2 Things Comics Artists Can Learn from Animation

I’ve said before that when it comes to comics art, my main influences are animators. I’ll take Kahl over Kirby any day. Master character animators and layout artists have taught me a few things. And I feel that other comics artists might benefit from considering the following two ideas.


Compose Backgrounds like a Theatrical Set Designer.

Your characters are players on a stage. When it comes to designing your environments, realism should not be your aim. The environments should contribute, structurally, to the tensions that push the narrative forward. The Nine Old Men knew this; so does Guarnido.

Look at the backgrounds Walt Peregoy designed for 101 Dalmatians and The Jungle Book. (Sadly he just passed away last month. But Peregoy’s contributions have begun to be recognized in recent years, at least within the animation art community.) There are some great examples of his work in Cartoon Brew’s obituary. There’s also a great analysis of color-scripting and composition in 101 Dalmatians here.

Let’s have a look at Rodger going down the stairs while singing “Cruella De Vil.” He eases the tension of her visit with every step as he descends:

backgrounds in comics art should help the narrative

Everything about this background is absolutely perfect. Consider how carefully managed the contrast is. The darkest, most saturated colors reinforce the direction and boundaries of Roger’s path of motion. The drawing is “busier”–contains more details, more broken up space–along the wall Roger walks in front of. Our eye is attracted to the busy space, and repelled like a magnet from the emptier spaces to the left. And notice the gap among the pictures on the wall: in a moment, Roger will lean there.

Here’s an example of how I’ve tried to apply these ideas to my comics art.


In the above panel, I’ve paid careful attention to the position, color, and saturation level of all the background elements. My aim was to have them support the action (throwing a dart) by guiding the eye. The empty, higher-saturation, opposing-hue area around Czerep pools tension around him. The busiest areas of the background are placed along the path of the swing of Kowak’s arm; the high contrast line created by the doorjamb intersects the moving dart.

To sum up: set the stage for action, for narrative tension.

Imply Weight as a Function of Motion.

You’ve heard of people who “throw their weight around.” Old Disney animators loved to make this literal, especially Kahl. So you get characters summoning their courage by shoving their gut up into their chests, yes. But you also get clear lines of action that follow through a character’s figure. These lines imply action and movement that continue beyond the body.

Take, for example, Kahl’s Sheriff of Nottingham:

character designs in comics art should imply weight and motion

The bulk of his stomach is perfectly balanced against the curving line of action, from his cap to his toe, to imply forward motion.

All well and good for animation–but what about for comics art? In Understanding Comics, Scott McCloud theorized about closure–the mental process that allows us to fill in the narrative cause-and-effect between panels of a comic book. I believe the same kind of active mental process allows us to anticipate the result of an action. “Anticipate” doesn’t seem an adequate word.
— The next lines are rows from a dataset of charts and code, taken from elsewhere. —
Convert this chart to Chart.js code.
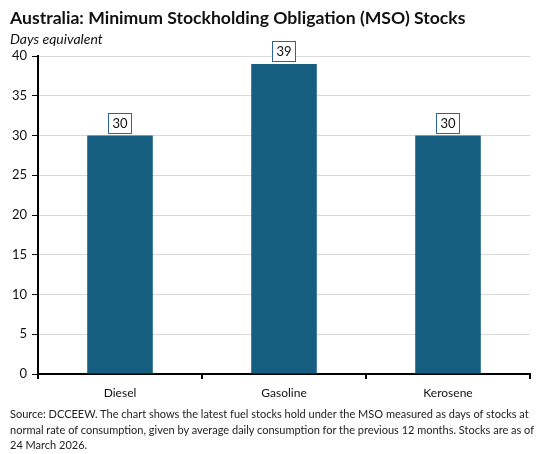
<!DOCTYPE html>
<html>
<head>
<meta charset="utf-8">
<script src="https://cdn.jsdelivr.net/npm/chart.js@4.4.1/dist/chart.umd.min.js"></script>
<style>
  html, body { margin: 0; padding: 0; background: #fff; }
  #wrap { position: relative; width: 549px; height: 454px; overflow: hidden; font-family: Lato, "Noto Sans", sans-serif; color: #111; }
  #chart { position: absolute; left: 0; top: 0; }
  .title { position: absolute; left: 10px; top: 7px; font-size: 17.6px; font-weight: 700; white-space: nowrap; }
  .sub { position: absolute; left: 10px; top: 30px; font-size: 14px; font-style: italic; white-space: nowrap; }
  .note { position: absolute; left: 10px; top: 406px; font-size: 11px; line-height: 15.5px; color: #222; white-space: nowrap; }
</style>
</head>
<body>
<div id="wrap">
  <canvas id="chart" width="549" height="454"></canvas>
  <div class="title">Australia: Minimum Stockholding Obligation (MSO) Stocks</div>
  <div class="sub">Days equivalent</div>
  <div class="note">Source: DCCEEW. The chart shows the latest fuel stocks hold under the MSO measured as days of stocks at<br>normal rate of consumption, given by average daily consumption for the previous 12 months. Stocks are as of<br>24 March 2026.</div>
</div>
<script>
const categories = ['Diesel', 'Gasoline', 'Kerosene'];
const daysOfStock = [30, 39, 30];
const yMin = 0;
const yMax = 40;
const yStep = 5;

const barColor = '#175f80';

// boxed value labels above each bar
const boxLabels = {
  id: 'boxLabels',
  afterDatasetsDraw(chart) {
    const ctx = chart.ctx;
    const meta = chart.getDatasetMeta(0);
    ctx.save();
    ctx.font = '13px Lato, "Noto Sans", sans-serif';
    ctx.textAlign = 'center';
    ctx.textBaseline = 'middle';
    meta.data.forEach((bar, i) => {
      const txt = String(daysOfStock[i]);
      const w = ctx.measureText(txt).width + 8;
      const h = 20;
      const bottom = bar.y - 3;
      ctx.fillStyle = '#fff';
      ctx.fillRect(bar.x - w / 2, bottom - h, w, h);
      ctx.strokeStyle = '#2e63a0';
      ctx.lineWidth = 1;
      ctx.strokeRect(Math.round(bar.x - w / 2) + 0.5, Math.round(bottom - h) + 0.5, Math.round(w), h);
      ctx.fillStyle = '#111';
      ctx.fillText(txt, bar.x, bottom - h / 2 + 1);
    });
    ctx.restore();
  }
};

new Chart(document.getElementById('chart'), {
  type: 'bar',
  data: {
    labels: categories,
    datasets: [{
      data: daysOfStock,
      backgroundColor: barColor,
      barPercentage: 0.4,
      categoryPercentage: 1
    }]
  },
  options: {
    responsive: false,
    animation: false,
    layout: { padding: { left: 0, right: 19, top: 56, bottom: 0 } },
    plugins: { legend: { display: false }, tooltip: { enabled: false } },
    scales: {
      x: {
        afterFit(scale) { scale.height = 80; },
        grid: { offset: true, drawOnChartArea: false, tickColor: '#000', tickLength: 5, lineWidth: 2 },
        border: { color: '#000', width: 2 },
        ticks: { color: '#111', padding: 7, font: { size: 12, family: 'Lato, "Noto Sans", sans-serif' } }
      },
      y: {
        min: yMin,
        max: yMax,
        afterFit(scale) { scale.width = 38; },
        grid: { color: '#d9d9d9', tickColor: '#000', tickLength: 6, lineWidth: 1 },
        border: { color: '#000', width: 2 },
        ticks: { stepSize: yStep, color: '#111', padding: 5, font: { size: 13, family: 'Lato, "Noto Sans", sans-serif' } }
      }
    }
  },
  plugins: [boxLabels]
});
</script>
</body>
</html>
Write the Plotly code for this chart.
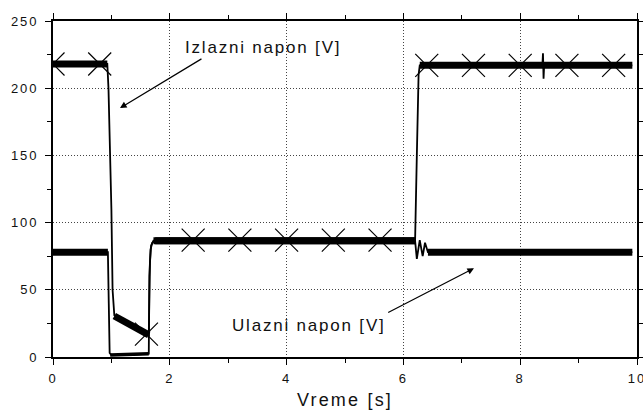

We desire the result; our mind runs ahead to it. When we read a properly posed figure in a comic book, we aren’t perceiving only one picture.

Drawings should acknowledge the effects of weight on momentum. This way, the drawings can better create this “anticipation” effect. Here’s a 2-panel sequence where I could have done that better:


I tried to imply the centrifugal force of Lucky’s bag. He leans into the turn, and the bag certainly seems heavy–lines radiate from the leather handle. But the bag fails to imply a legible arc of motion. Lucky’s elbow sort of does, but the bag should be flying more outward to show that centrifugal pull.

Studying Animation Improves Comics Art

A lot of developing comics artists put style first, I suppose because they are self-consciously trying to define their style for one reason or another. As part of a “school” or genre (shojo manga, for example) or editorial in-house style (Marvel’s heavily Ditko-influenced “classic” style, for example). One phrase that rankles me particularly is “industry standard.” This vague definition of style is often thrown at aspiring comics artists. Editors will explain why the artists’ drawings of realistically-proportioned women are not marketable–they’re not “industry standard.” Anyway.

Find your “masters”–the artists who inspire you–and study the structure of their work, not the style. My masters just tend to be animators, and I hope this article has helped you to see why.

By studying cartoonists who developed techniques for a moving medium, we can instill some life and vigor into the comics page.

Acknowledgments: the frames from 101 Dalmatians and Robin Hood are copyright Disney, and reproduced for educational purposes. They are copied from disneyscreencaps.com.

2 throughts on "2 Things Comics Artists Can Learn from Animation"

  1. The background composition one especially strikes a chord with me. I’ve been reading a book on cinematography lately, in order to improve the boring “direction” of my panels.

    I did pick up a couple of new things, but it mostly helps rationalize things you’ve been doing already, by intuition alone. Great article, and I think you could take a look into cinematography as well. The visual language of cartoons is often borrowed from live action movies.

    1. Have you read Framed Ink? It’s a great book on composition and layout that speaks to both cinematography and comics at the same time.